With healthy funding levels, pension plan sponsors have a unique opportunity—and more options—to de-risk their plans.
These days, the state of pensions is strong. The average U.S. corporate defined benefit pension plan is fully funded on an accounting basis. “Since the global financial crisis, the health of the average pension plan has never been better,” says Owais Rana, managing director and head of liability-driven investing at Principal Global Investors®.
How did they get here? One answer is the sustained bull market that drove equity markets to record heights in recent years. Another, more significant, answer is the unprecedented rise in the long-dated corporate yield curve over the past 12 months, which has substantially reduced the accounting liability values. As these two markets moved favorably for a pension balance sheet, the average plan’s funded status improved markedly, boosting the ability to meet future obligations.

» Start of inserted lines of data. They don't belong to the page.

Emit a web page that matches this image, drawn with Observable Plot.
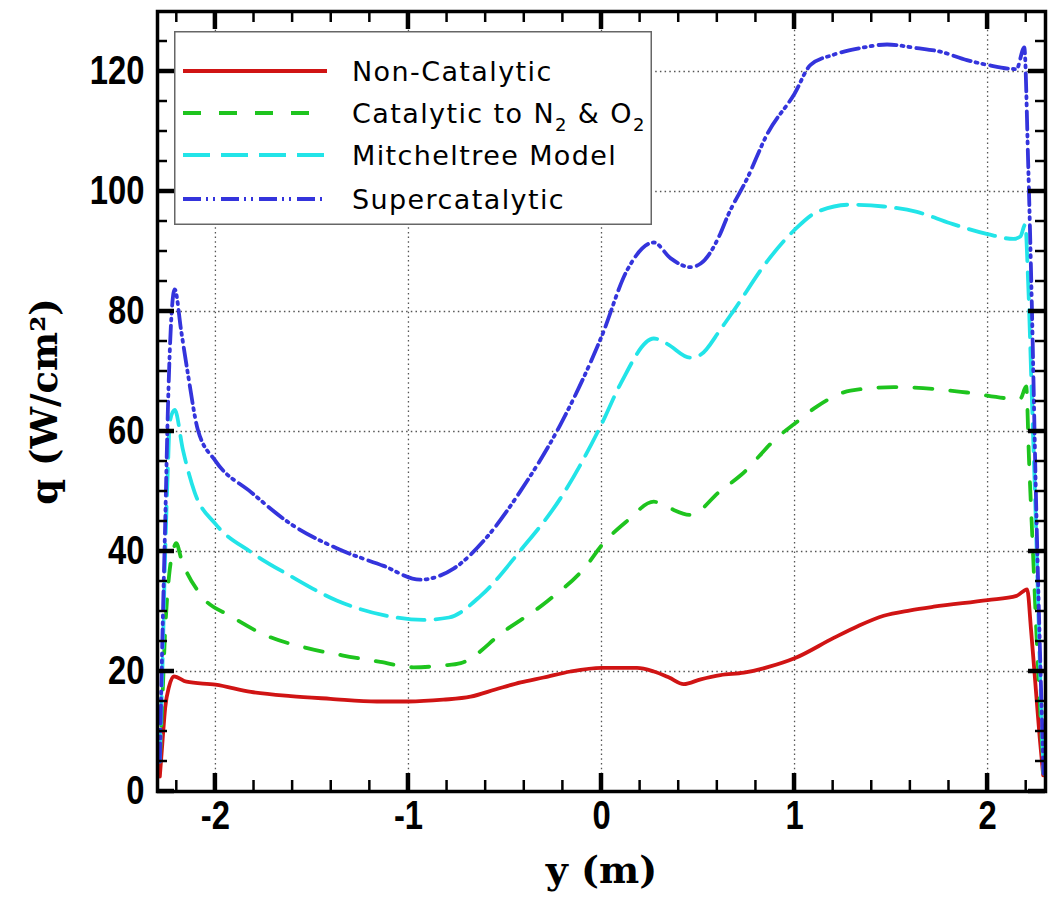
<!DOCTYPE html>
<html><head><meta charset="utf-8">
<script src="https://cdn.jsdelivr.net/npm/d3@7"></script>
<script src="https://cdn.jsdelivr.net/npm/@observablehq/plot@0.6"></script>
<style>
body{margin:0;background:#fff;}
#wrap{position:relative;width:1051px;height:900px;}
#legend{position:absolute;left:174px;top:31px;}
#ticks{position:absolute;left:0;top:0;pointer-events:none;}
</style></head><body><div id="wrap"></div>
<script>
// ---- data ----
const seriesNames = ["Non-Catalytic", "Catalytic to N2 & O2", "Mitcheltree Model", "Supercatalytic"];
const seriesColors = ["#d01414", "#1ec41e", "#22e4e8", "#3434dc"];
const seriesDash = [null, "18,18", "27,11", "18,5,2,5,2,6"];

const nonCatY = [-2.288,-2.275,-2.26,-2.24,-2.215,-2.15,-2.0,-1.816,-1.61,-1.404,-1.163,-1.0,-0.82,-0.678,-0.55,-0.419,-0.3,-0.16,0,0.184,0.271,0.35,0.426,0.514,0.616,0.738,0.87,1.0,1.203,1.33,1.462,1.6,1.721,2.0,2.15,2.205,2.225,2.25,2.27,2.288];
const nonCatQ = [2.5,8,14,17.5,19.2,18.3,17.8,16.6,15.9,15.45,15.0,15.0,15.3,15.8,17,18.2,19.0,20.0,20.6,20.6,20.0,19.0,17.9,18.7,19.4,19.8,20.8,22.2,25.6,27.6,29.3,30.2,30.8,31.9,32.6,33.7,27,17,9,2.7];

const catY = [-2.288,-2.275,-2.26,-2.24,-2.22,-2.203,-2.177,-2.074,-1.919,-1.73,-1.524,-1.344,-1.146,-0.974,-0.82,-0.729,-0.505,-0.281,-0.074,0,0.133,0.271,0.34,0.46,0.616,0.721,0.91,1.0,1.117,1.29,1.514,1.721,1.893,2.134,2.17,2.2,2.215,2.235,2.255,2.275,2.29];
const catQ = [5,15,27,36,40,41.4,38.8,32.7,29.2,25.9,23.9,22.7,21.6,20.7,21.0,21.4,26.7,31.7,37.8,41.0,45.1,48.3,47.4,46.1,50.1,52.7,59.0,61.3,64.2,66.8,67.4,67.1,66.5,65.5,65.5,67.5,55,40,25,12,3];

const mitY = [-2.288,-2.275,-2.26,-2.245,-2.237,-2.211,-2.168,-2.108,-2.0,-1.816,-1.61,-1.369,-1.129,-0.923,-0.79,-0.626,-0.419,-0.212,0,0.098,0.271,0.34,0.46,0.514,0.616,0.686,0.859,1.0,1.117,1.29,1.462,1.634,1.807,2.0,2.134,2.17,2.195,2.21,2.23,2.25,2.27,2.29];
const mitQ = [5,20,40,55,61.5,63.6,56.9,49.9,44.6,39.9,35.9,31.8,29.4,28.6,29.0,32.6,40.2,48.9,61.2,67.9,75.5,74.6,72.3,72.8,77.0,80.2,88.4,93.6,96.6,97.8,97.5,96.6,94.7,92.9,92.1,92.5,94.5,85,65,45,22,3];

const supY = [-2.288,-2.275,-2.26,-2.245,-2.23,-2.211,-2.177,-2.143,-2.091,-2.0,-1.816,-1.61,-1.369,-1.129,-0.94,-0.764,-0.591,-0.419,-0.212,0,0.133,0.271,0.357,0.46,0.514,0.616,0.652,0.755,0.859,1.0,1.083,1.203,1.341,1.479,1.634,1.755,1.893,2.0,2.15,2.19,2.21,2.23,2.25,2.27,2.29];
const supQ = [5,25,45,65,78,83.7,76.7,69.7,60.3,55.1,49.9,44.6,40.5,37.6,35.3,37.2,42.5,50.1,61.2,75.8,86.9,91.5,88.9,87.4,88.0,93.0,95.8,102.2,109.6,116.3,121.1,122.8,123.9,124.5,123.9,123.3,121.9,121.1,120.4,124,105,80,50,25,3];

const xMajorTicks = [-2, -1, 0, 1, 2];
const xTickLabels = ["-2", "-1", "0", "1", "2"];
const xMinorTicks = [-2.2,-1.8,-1.6,-1.4,-1.2,-0.8,-0.6,-0.4,-0.2,0.2,0.4,0.6,0.8,1.2,1.4,1.6,1.8,2.2];
const yMajorTicks = [0, 20, 40, 60, 80, 100, 120];
const yTickLabels = ["0", "20", "40", "60", "80", "100", "120"];
const yMinorTicks = [5,10,15,25,30,35,45,50,55,65,70,75,85,90,95,105,110,115,125];
const xLabel = "y (m)";
const yLabel = "q (W/cm²)";

// ---- build ----
const W = 1051, H = 900, mL = 157, mT = 11, mR = 6, mB = 109;

const seriesY = [nonCatY, catY, mitY, supY];
const seriesQ = [nonCatQ, catQ, mitQ, supQ];
const rows = seriesNames.map((name, i) => seriesY[i].map((y, j) => ({series: name, y, q: seriesQ[i][j]})));

const tickFont = "'Liberation Sans',Arial,sans-serif";
const labelFont = "'DejaVu Serif','Liberation Serif',serif";
const gridStyle = {stroke: "#555", strokeOpacity: 1, strokeDasharray: "1.5,3.2", strokeWidth: 1.3};

const lineMarks = rows.map((data, i) => Plot.line(data, {
  x: "y", y: "q", stroke: seriesColors[i], strokeWidth: 3.8,
  strokeDasharray: seriesDash[i] || undefined, curve: "monotone-x"
}));

const chart = Plot.plot({
  width: W, height: H,
  marginLeft: mL, marginTop: mT, marginRight: mR, marginBottom: mB,
  x: {domain: [-2.3, 2.3]},
  y: {domain: [0, 130]},
  style: {background: "#fff", color: "#000", overflow: "visible"},
  marks: [
    Plot.gridX(xMajorTicks, gridStyle),
    Plot.gridY(yMajorTicks.filter(d => d > 0), gridStyle),
    ...lineMarks,
    Plot.frame({stroke: "#000", strokeWidth: 3.5}),
    Plot.axisX(xMajorTicks, {anchor: "bottom", tickSize: 0, tickPadding: 9, label: null,
      tickFormat: (d, i) => xTickLabels[i], fontSize: 40, fontWeight: "bold", fontFamily: tickFont}),
    Plot.axisY(yMajorTicks, {anchor: "left", tickSize: 0, tickPadding: 13, label: null,
      tickFormat: (d, i) => yTickLabels[i], fontSize: 40, fontWeight: "bold", fontFamily: tickFont}),
    Plot.text([xLabel], {text: d => d, frameAnchor: "bottom", dy: 91, fontSize: 38, fontWeight: "bold", fontFamily: labelFont}),
    Plot.text([yLabel], {text: d => d, frameAnchor: "left", textAnchor: "middle", dx: -112, rotate: -90, fontSize: 37, fontWeight: "bold", fontFamily: labelFont})
  ]
});
const wrap = document.getElementById("wrap");
wrap.appendChild(chart);
const svgRoot = chart.tagName.toLowerCase() === "svg" ? chart : chart.querySelector("svg");

// condense tick label glyphs horizontally (reference uses a narrow bold face)
d3.select(svgRoot).selectAll("g[aria-label='x-axis tick label'] text, g[aria-label='y-axis tick label'] text")
  .each(function() {
    const tr = this.getAttribute("transform");
    if (tr) this.setAttribute("transform", tr + " scale(0.82,1)");
    else {
      const x = +this.getAttribute("x") || 0;
      this.setAttribute("transform", `translate(${x},0) scale(0.82,1) translate(${-x},0)`);
    }
  });

// ---- inward tick marks on all four sides (overlay), positioned with Plot's own scales ----
const sx = chart.scale("x"), sy = chart.scale("y");
const fx = d3.scaleLinear(sx.domain, sx.range);
const fy = d3.scaleLinear(sy.domain, sy.range);
const edgeL = mL, edgeR = W - mR, edgeT = mT, edgeB = H - mB;
const ov = d3.select(wrap).append("svg").attr("id", "ticks").attr("width", W).attr("height", H);
const addTick = (x1, y1, x2, y2, w) => ov.append("line")
  .attr("x1", x1).attr("y1", y1).attr("x2", x2).attr("y2", y2)
  .attr("stroke", "#000").attr("stroke-width", w).attr("stroke-linecap", "butt");
for (const [vals, len, w] of [[xMajorTicks, 18, 4.5], [xMinorTicks, 11, 2.5]]) {
  for (const v of vals) {
    const px = fx(v);
    addTick(px, edgeB, px, edgeB - len, w);
    addTick(px, edgeT, px, edgeT + len, w);
  }
}
for (const [vals, len, w] of [[yMajorTicks, 17, 4.5], [yMinorTicks, 10, 2.5]]) {
  for (const v of vals) {
    const py = fy(v);
    addTick(edgeL, py, edgeL + len, py, w);
    addTick(edgeR, py, edgeR - len, py, w);
  }
}

// ---- legend overlay ----
const lg = d3.select(wrap).append("svg").attr("id", "legend")
  .attr("width", 478).attr("height", 194);
lg.append("rect").attr("x", 0.75).attr("y", 0.75).attr("width", 476.5).attr("height", 192.5)
  .attr("fill", "#fff").attr("stroke", "#666").attr("stroke-width", 1.5);
const rowY = [40, 82, 124, 168];
seriesNames.forEach((name, i) => {
  lg.append("line").attr("x1", 9).attr("x2", 153).attr("y1", rowY[i]).attr("y2", rowY[i])
    .attr("stroke", seriesColors[i]).attr("stroke-width", 4)
    .attr("stroke-dasharray", seriesDash[i]);
  const t = lg.append("text").attr("x", 178).attr("y", rowY[i] + 10)
    .attr("font-family", "'DejaVu Sans','Liberation Sans',sans-serif").attr("font-size", 27)
    .attr("letter-spacing", 1.4).attr("fill", "#000");
  if (name.includes("N2")) {
    let sub = false;
    name.split(/(2)/).forEach(p => {
      if (p === "2") {
        t.append("tspan").attr("font-size", 18).attr("dy", 8).text("2");
        sub = true;
      } else if (p.length) {
        t.append("tspan").attr("dy", sub ? -8 : 0).text(p);
        sub = false;
      }
    });
  } else {
    t.text(name);
  }
});
</script></body></html>
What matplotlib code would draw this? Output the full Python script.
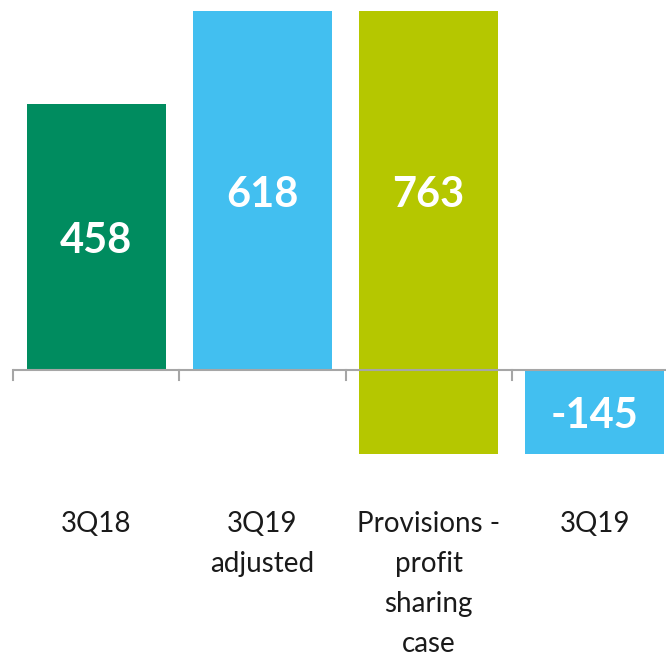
import numpy as np
import matplotlib.pyplot as plt
import matplotlib.transforms as mtransforms

plt.rcParams['font.family'] = ['Lato', 'DejaVu Sans']

# ── Data ──────────────────────────────────────────────────────────────────────
categories = ['3Q18', '3Q19\nadjusted', 'Provisions -\nprofit\nsharing\ncase', '3Q19']
values = [458, 618, -763, -145]
bottoms = [0, 0, 618, 0]
labels = ['458', '618', '763', '-145']
colors = ['#008C5F', '#42BFF0', '#B5C700', '#42BFF0']

# ── Plot ──────────────────────────────────────────────────────────────────────
fig = plt.figure(figsize=(6.66, 6.54), dpi=100)
ax = fig.add_axes([13 / 666, 0, 665 / 666, 1])

x = np.arange(len(categories))
ax.bar(x, values, bottom=bottoms, width=0.836, color=colors, zorder=2)

# value labels: centred on the bar, the provisions label sits level with 618
label_y = [458 / 2, 618 / 2, 618 / 2, -145 / 2]
for xi, yi, txt in zip(x, label_y, labels):
    ax.text(xi, yi - 7, txt, ha='center', va='center', color='white',
            fontsize=30, fontweight='bold')

ax.set_xlim(-0.5, 3.5)
ax.set_ylim(-489, 637)
ax.axhline(0, color='#A6A6A6', linewidth=1.5, zorder=3)

for s in ax.spines.values():
    s.set_visible(False)
ax.set_yticks([])

ax.set_xticks(x)
ax.set_xticklabels(categories, fontsize=20, color='#1a1a1a', linespacing=1.67)
ax.tick_params(axis='x', which='major', length=0, pad=0)

# category boundary ticks on the zero line
for b in np.arange(-0.5, 3.5, 1.0):
    ax.plot([b, b], [0, -17], color='#A6A6A6', linewidth=1.5, zorder=3,
            clip_on=False)

# lift the category labels up under the baseline
shift = mtransforms.ScaledTranslation(0, 1.43, fig.dpi_scale_trans)
for lbl in ax.get_xticklabels():
    lbl.set_verticalalignment('top')
    lbl.set_transform(lbl.get_transform() + shift)

fig.savefig('out.png', dpi=100)
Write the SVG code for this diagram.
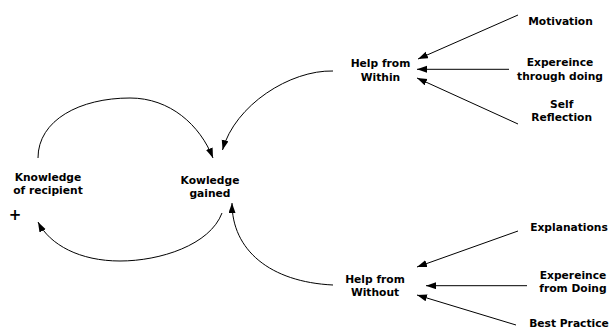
<svg xmlns="http://www.w3.org/2000/svg" width="612" height="329" viewBox="0 0 612 329">
<style>
  text { font-family: "DejaVu Sans", Verdana, sans-serif; font-weight: bold; font-size: 10.7px; fill: #000; text-anchor: middle; }
  .plus { font-size: 15px; }
  .c { fill: none; stroke: #000; stroke-width: 1; marker-end: url(#ah); }
</style>
<defs>
  <marker id="ah" markerUnits="userSpaceOnUse" markerWidth="11" markerHeight="8" refX="10" refY="3.5" orient="auto">
    <path d="M0,0 L10,3.5 L0,7 z" fill="#000"/>
  </marker>
</defs>
<rect width="612" height="329" fill="#fff"/>
<g id="connectors">
  <path class="c" d="M518,15 L418,59"/>
  <path class="c" d="M509,69.3 L417,69.3"/>
  <path class="c" d="M518,124 L417,78"/>
  <path class="c" d="M333,71 C290,70 235,105 222.5,150"/>
  <path class="c" d="M38,158 C38,120 80,98 130,98 C170,98 200,125 213,158"/>
  <path class="c" d="M222,213 C210,245 160,261 120,261 C80,261 50,245 38,222"/>
  <path class="c" d="M333,285 C270,282 232,250 232,203"/>
  <path class="c" d="M518,231 L417,267"/>
  <path class="c" d="M527,285.7 L426,285.7"/>
  <path class="c" d="M516,325 L417,295"/>
</g>
<g id="motivation"><text x="560.5" y="24.5">Motivation</text></g>
<g id="experience-through-doing"><text x="560" y="66">Expereince</text><text x="560" y="79.5">through doing</text></g>
<g id="self-reflection"><text x="561.7" y="108">Self</text><text x="561.7" y="121">Reflection</text></g>
<g id="help-from-within"><text x="380.5" y="67">Help from</text><text x="380.5" y="80.5">Within</text></g>
<g id="knowledge-of-recipient"><text x="48" y="180.5">Knowledge</text><text x="48" y="193.5">of recipient</text><text class="plus" x="15" y="220">+</text></g>
<g id="knowledge-gained"><text x="210" y="184">Kowledge</text><text x="210" y="197">gained</text></g>
<g id="help-from-without"><text x="375" y="283">Help from</text><text x="375" y="296">Without</text></g>
<g id="explanations"><text x="569" y="231">Explanations</text></g>
<g id="experience-from-doing"><text x="573" y="279">Expereince</text><text x="573" y="292">from Doing</text></g>
<g id="best-practice"><text x="569" y="326.5">Best Practice</text></g>
</svg>
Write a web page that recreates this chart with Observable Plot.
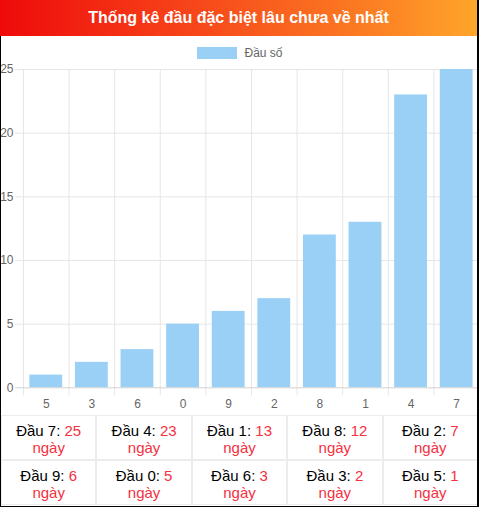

Now, with the stock market’s uneven 2022 performance in mind, plan sponsors may want to consider a more timely question: What’s next? Rana notes that healthy funding levels are leading many corporate pension plans to reevaluate their de-risking options, including hibernating investment strategies as well as pension risk transfer options. “It’s a Goldilocks moment for pension plans to de-risk and lock in their healthy fundedness quite substantially, and buy exposure to assets that are going to behave more like the liabilities they have on their balance sheet,” Rana says.